The leper approaches Jesus and says, “If you wish, you can make me clean.” Christ is moved with pity for him, and He stretches out his hand, touches him, and says, “I do will it. Be made clean.” We are told that “The leprosy left him immediately, and he was made clean.”
In sacramental theology, the term used is ex opere operato; it means that the sacraments are effected simply by the power of Christ, regardless of the worthiness or the holiness of the one administering the sacrament (the priest) or the one receiving the it.
There are few things Christ could have done in the Gospel this morning that would have shocked the people of His time more than reaching out and touching a leper. All throughout the Gospels, the words and actions of Christ are powerful, sometimes shocking, and even provocative.
But more than that, they are what we call salvific; His words and actions have the power to save, to heal, to transform.

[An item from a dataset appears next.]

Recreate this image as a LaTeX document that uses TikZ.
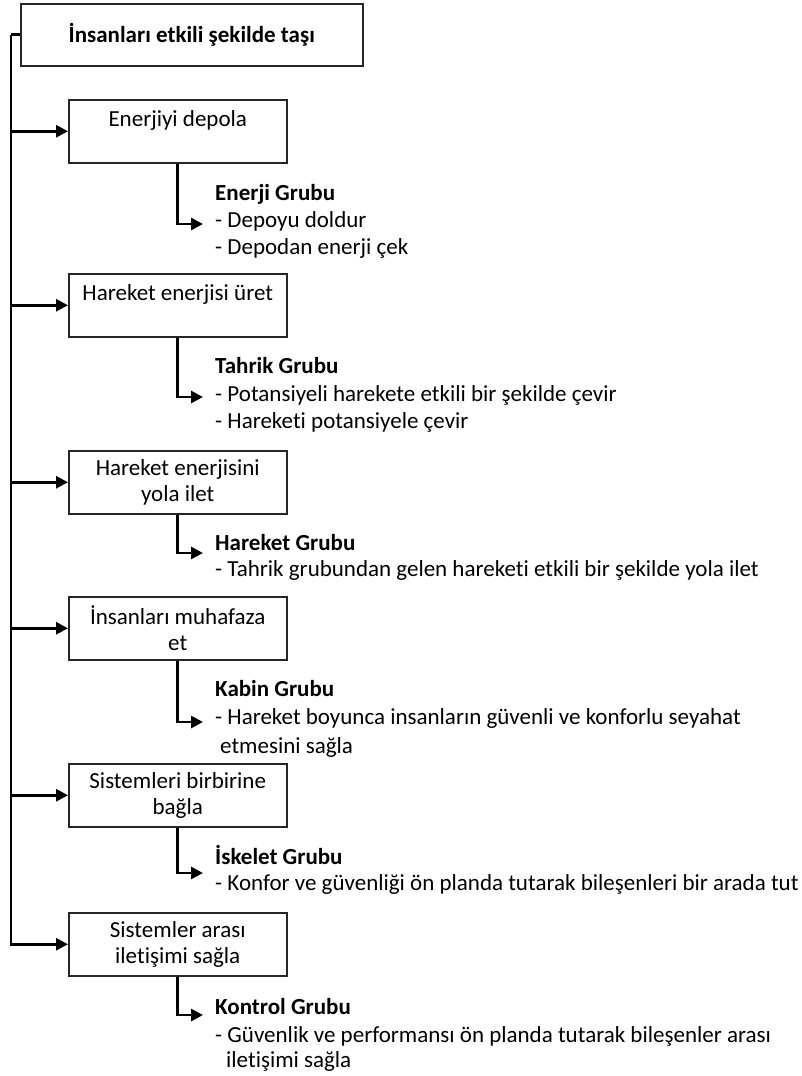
\documentclass[tikz,border=0pt]{standalone}
\usepackage{fontspec}
\setmainfont{Carlito}[Ligatures=NoCommon]
\usetikzlibrary{arrows.meta}
\begin{document}
\begin{tikzpicture}[x=1pt,y=-1pt,
  every node/.style={font=\fontsize{23}{26}\selectfont, text=black},
  boxnode/.style={draw=black!85, line width=1.5pt, minimum width=218pt, minimum height=63pt, anchor=north west, align=center, inner sep=0pt},
  titlebox/.style={draw=black!85, line width=1.5pt, minimum width=342pt, minimum height=62pt, anchor=north west, inner sep=0pt, font=\fontsize{23}{26}\selectfont\bfseries},
  conn/.style={line width=2.8pt, draw=black},
  arr/.style={conn, -{Triangle[length=12pt,width=12pt]}},
  grp/.style={anchor=base west, inner sep=0pt},
]
\useasboundingbox (0,0) rectangle (801,1076);

\node[titlebox] (title) at (20,3) {İnsanları etkili şekilde taşı};

\node[boxnode] (b1) at (68,99)  {Enerjiyi depola\\\mbox{}};
\node[boxnode] (b2) at (68,273) {Hareket enerjisi üret\\\mbox{}};
\node[boxnode] (b3) at (68,450) {Hareket enerjisini\\yola ilet};
\node[boxnode] (b4) at (68,596) {İnsanları muhafaza\\et};
\node[boxnode] (b5) at (68,763) {Sistemleri birbirine\\bağla};
\node[boxnode] (b6) at (68,912) {Sistemler arası\\iletişimi sağla};

% spine
\draw[conn] (title.west) -- ++(-9,0) coordinate (top);
\draw[arr] (top) |- (b6.west);
\foreach \b in {b1,b2,b3,b4,b5}{
  \draw[arr] (top |- \b.west) -- (\b.west);
}

% arrow end points
\coordinate (a1) at (203,224);
\coordinate (a2) at (203,397);
\coordinate (a3) at (203,553);
\coordinate (a4) at (203,722);
\coordinate (a5) at (203,873);
\coordinate (a6) at (203,1015);
\foreach \i in {1,...,6}{
  \draw[arr] (b\i.south) |- (a\i);
}

% groups
\node[grp] (g1t) at (215,200) {\textbf{Enerji Grubu}};
\node[grp] (g1a) at (215,227) {- Depoyu doldur};
\node[grp] (g1b) at (215,254) {- Depodan enerji çek};

\node[grp] (g2t) at (215,373) {\textbf{Tahrik Grubu}};
\node[grp] (g2a) at (215,401) {- Potansiyeli harekete etkili bir şekilde çevir};
\node[grp] (g2b) at (215,428) {- Hareketi potansiyele çevir};

\node[grp] (g3t) at (215,550) {\textbf{Hareket Grubu}};
\node[grp] (g3a) at (215,576) {- Tahrik grubundan gelen hareketi etkili bir şekilde yola ilet};

\node[grp] (g4t) at (215,696) {\textbf{Kabin Grubu}};
\node[grp] (g4a) at (215,724) {- Hareket boyunca insanların güvenli ve konforlu seyahat};
\node[grp] (g4b) at (220,753) {etmesini sağla};

\node[grp] (g5t) at (215,864) {\textbf{İskelet Grubu}};
\node[grp] (g5a) at (215,890) {- Konfor ve güvenliği ön planda tutarak bileşenleri bir arada tut};

\node[grp] (g6t) at (215,1014) {\textbf{Kontrol Grubu}};
\node[grp] (g6a) at (215,1042) {- Güvenlik ve performansı ön planda tutarak bileşenler arası};
\node[grp] (g6b) at (226,1067) {iletişimi sağla};
\end{tikzpicture}
\end{document}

The earthly life and ministry of Jesus is itself an anticipation of the work He will accomplish on the cross. The cross is the place of power, that event where Christ will come to heal the sin and suffering not only the people of His own time but also people of all time.
This power to heal is not something that Christ relinquishes after He ascends into heaven and returns to the Father; Christ continues to reach out and touch us even now. I mentioned last week that He does this in the sacraments of the Church. The Catechism of the Catholic Church says that “in the sacraments Christ continues to ‘touch’ us in order to heal us” (CCC, #1504).
But the sacraments can become so familiar to us as Catholics, so common to our experience, that we risk taking them for granted. What is really taking place in this touch of Christ that we encounter in the sacraments?
Essentially, there are two aspects of the sacramental life that are made evident in our Gospel this morning. The first is the very power of Christ, who is able to bring about healing and manifest His grace simply by the act of reaching out to us.
The leper approaches Jesus and says, “If you wish, you can make me clean.” Christ is moved with pity for him, and He stretches out his hand, touches him, and says, “I do will it. Be made clean.” We are told that “The leprosy left him immediately, and he was made clean.”
In sacramental theology, the term used is ex opere operato; it means that the sacraments are effected simply by the power of Christ, regardless of the worthiness or the holiness of the one administering the sacrament (the priest) or the one receiving the it.
When a child is baptized, it is Christ who cleanses that child of original sin. When the Eucharist is confected, Christ transforms the bread and wine into His body and blood. It does not depend upon us.
The great Catholic author Graham Greene, in his classic novel, The Power and the Glory, gives us a challenging example of ex opere operato. The main character is a priest who is “on the run.” He is in Mexico during that period in history when Catholicism has been outlawed, so his life is in danger at every turn.
Now, all throughout the book he is struggling with his past. He is battling alcoholism—he refers to himself often as “the whiskey priest”—and he has fathered a child; he’s struggling with the shame that comes along with that. He’s in a terrible spiritual state.
But as he continues to run from the authorities, he encounters the common people who are literally dying for the sacraments. He goes through a village and they prevail upon him to celebrate Mass for them; in another place they get him to perform baptisms. And all the while he’s in a state of mortal sin.
The book poses some very complex moral issues, but nonetheless it gives a rather dramatic example of ex opere operato, the power of Christ in the sacraments beyond the worthiness, or often unworthiness, of His people.
But there is another essential aspect of the sacramental life, and that is our response. It is possible for the sacraments of baptism or the Eucharist to be rendered ineffective, not because of any lack or shortcoming in God, but simply because we have not responded or we have responded poorly.
The leper in the Gospel this morning is told very clearly by Christ not to publicize what has happened to him. “See that you tell no one anything,” Jesus says to him. The command is very clear. He publicizes the matter anyway, and as a result Jesus can no longer minister in that town. He is forced to change His mission in that place.
Sometimes we place obstacles before the sacraments, which render them ineffective. What kind of obstacles? Our sins, our lack of preparation in receiving so great a gift, perhaps our complacency or even lack of faith in what God is able to accomplish in us through the sacraments of the Church.
It has been said that the sacrament of baptism, un-inhibited, will eventually lead to complete personal sanctity; in other words, if there are no obstacles to hold it back, our baptism will allow us to become saints. One of the greatest things we can do to grow in the spiritual life is to acknowledge those obstacles, those difficulties we encounter which may be keeping us from growing in our faith, and give them to God.
God is more powerful than any obstacle in our way. He is able to overcome whatever is keeping us from living a joyful and faithful life in Christ. The miracle of grace and the miracle of the Gospel is that, time and time again, He does exactly that!
This week, may we become more and more aware of the power of Christ who touches us personally in the sacramental life, and may we respond more completely to that touch by allowing Him to accomplish all that He desires in us.